Covariance and Variance

Understanding the relationship between two variables is essential in regression analysis, and here covariance is the statistic that measures this. Covariance indicates the direction of the linear relationship between variables. If both variables tend to increase or decrease together (positive covariance) or if one increases when the other decreases (negative covariance), this gives us an insight into their correlation.

In our exercise, we calculated the covariance between storage temperature (x) and texture of strawberries (y). A negative covariance of -4.5 indicates that an increase in coded storage temperature tends to be associated with a decrease in the texture rating of strawberries.

Variance, on the other hand, measures how much values of a single variable spread out from the mean.

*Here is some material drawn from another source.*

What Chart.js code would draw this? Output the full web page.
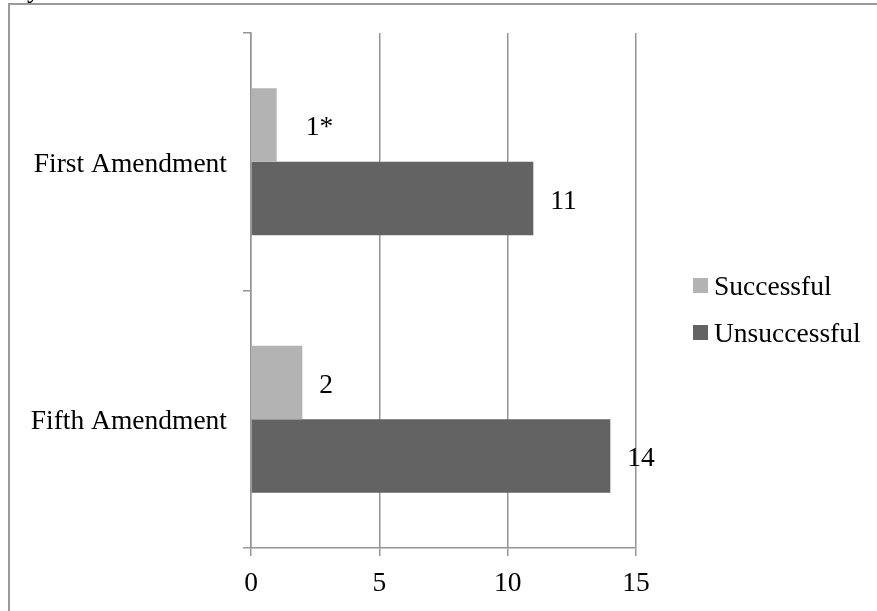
<!DOCTYPE html>
<html>
<head>
<meta charset="utf-8">
<script src="https://cdn.jsdelivr.net/npm/chart.js@4/dist/chart.umd.min.js"></script>
<style>
  html, body { margin: 0; padding: 0; background: #fff; overflow: hidden; }
  #wrap { position: relative; width: 877px; height: 611px; overflow: hidden; background: #fff; }
  canvas { position: absolute; left: 0; top: 0; }
  #frame { position: absolute; left: 8px; top: 3px; width: 900px; height: 700px;
           border: 2px solid #9a9a9a; box-sizing: border-box; pointer-events: none; }
  #caption { position: absolute; left: 27px; top: -27px; font: 27px "Liberation Serif", serif; color: #000; }
</style>
</head>
<body>
<div id="wrap">
  <canvas id="chart" width="877" height="611"></canvas>
  <div id="frame"></div>
  <div id="caption">y</div>
</div>
<script>
// Cases by constitutional ground
const categories = ['First Amendment', 'Fifth Amendment'];
const successful = [1, 2];
const unsuccessful = [11, 14];
const successfulLabels = ['1*', '2'];
const unsuccessfulLabels = ['11', '14'];
const xTicks = [0, 5, 10, 15];

const FONT = '"Liberation Serif", serif';
const LINE = '#959595';

// Value text to the right of each bar end
const valueLabels = {
  id: 'valueLabels',
  afterDatasetsDraw(chart) {
    const ctx = chart.ctx;
    ctx.save();
    ctx.font = '27.5px ' + FONT;
    ctx.fillStyle = '#000';
    ctx.textBaseline = 'middle';
    ctx.textAlign = 'left';
    chart.data.datasets.forEach((ds, di) => {
      chart.getDatasetMeta(di).data.forEach((bar, i) => {
        const text = ds.valueLabels[i];
        const gap = text.includes('*') ? 29 : 17;
        ctx.fillText(text, bar.x + gap, bar.y + 3);
      });
    });
    ctx.restore();
  }
};

// Legend block to the right of the plot
const sideLegend = {
  id: 'sideLegend',
  afterDraw(chart) {
    const ctx = chart.ctx;
    const x = chart.chartArea.right + 57;
    const mid = chart.height / 2 + 3.5;
    const rowGap = 47;
    const n = chart.data.datasets.length;
    ctx.save();
    ctx.font = '27.5px ' + FONT;
    ctx.textBaseline = 'middle';
    ctx.textAlign = 'left';
    chart.data.datasets.forEach((ds, i) => {
      const cy = mid + (i - (n - 1) / 2) * rowGap;
      ctx.fillStyle = ds.backgroundColor;
      ctx.fillRect(x, cy - 7.5, 15, 15);
      ctx.fillStyle = '#000';
      ctx.fillText(ds.label, x + 21, cy + 2);
    });
    ctx.restore();
  }
};

function draw() {
  new Chart(document.getElementById('chart'), {
    type: 'bar',
    data: {
      labels: categories,
      datasets: [
        { label: 'Successful', data: successful, valueLabels: successfulLabels,
          backgroundColor: '#b3b3b3', borderWidth: 0 },
        { label: 'Unsuccessful', data: unsuccessful, valueLabels: unsuccessfulLabels,
          backgroundColor: '#636363', borderWidth: 0 }
      ]
    },
    options: {
      indexAxis: 'y',
      responsive: false,
      animation: false,
      maintainAspectRatio: false,
      categoryPercentage: 0.571,
      barPercentage: 1,
      layout: { padding: { left: 0, top: 33, right: 241, bottom: 0 } },
      plugins: {
        legend: { display: false },
        tooltip: { enabled: false }
      },
      scales: {
        x: {
          min: 0,
          max: 15,
          afterBuildTicks: s => { s.ticks = xTicks.map(v => ({ value: v })); },
          afterFit: s => { s.height = 63; },
          grid: { color: LINE, lineWidth: 1.5, tickLength: 8, drawTicks: true },
          border: { display: true, color: LINE, width: 1.5 },
          ticks: { color: '#000', padding: 14, font: { family: FONT, size: 27.5, lineHeight: 1 } }
        },
        y: {
          afterFit: s => { s.width = 251; },
          grid: { drawOnChartArea: false, offset: true, color: LINE, lineWidth: 1.5, tickLength: 8 },
          border: { display: true, color: LINE, width: 1.5 },
          ticks: { color: '#000', padding: 16, labelOffset: 3, font: { family: FONT, size: 27.5, lineHeight: 1 } }
        }
      }
    },
    plugins: [valueLabels, sideLegend]
  });
}

if (document.fonts && document.fonts.load) {
  document.fonts.load('27.5px "Liberation Serif"').then(draw, draw);
} else {
  draw();
}
</script>
</body>
</html>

In the context of regression, the variance of the independent variable (x) contributes to the determination of the slope of the least-squares regression line. It's worth highlighting that the variance of x in the exercise was 5, which is strictly positive, affirming that there's variation in our independent variable, a necessity for regression analysis.

Both covariance and variance are building blocks in calculating the slope (b) of the least-squares regression line. By knowing how these two statistics affect our regression line, we can better understand the relationship our data is exhibiting and ensure the reliability of our regression model.

Hypothesis Testing

Hypothesis testing in regression analysis is a statistical method used to make inferences about the population parameters based on sample data. Specifically, we often want to test the significance of our regression coefficients to ensure they are not the result of random chance.

For instance, in the context of the least-squares regression line from our exercise, hypothesis testing can be used to determine whether the slope of the regression line is statistically significantly different from zero. The null hypothesis (H0) generally states there is no effect or no relationship, in our case, it would be that the slope is zero, meaning storage temperature does not affect the texture of strawberries.

To test this, we use the F statistic from the ANOVA table, which compares the variance explained by the model to the unexplained variance. If the F statistic is large, it provides evidence against the null hypothesis. In our exercise, the calculated F statistic of 10.07 would then be compared to a critical value from the F distribution. Exceeding this critical value would lead us to reject the null hypothesis, thus affirming the significance of the storage temperature in explaining changes in the texture of strawberries.

Hypothesis testing in regression not only allows us to infer the relevance of predictors but also validates the utility of the regression model itself, making it a fundamental tool in data analysis.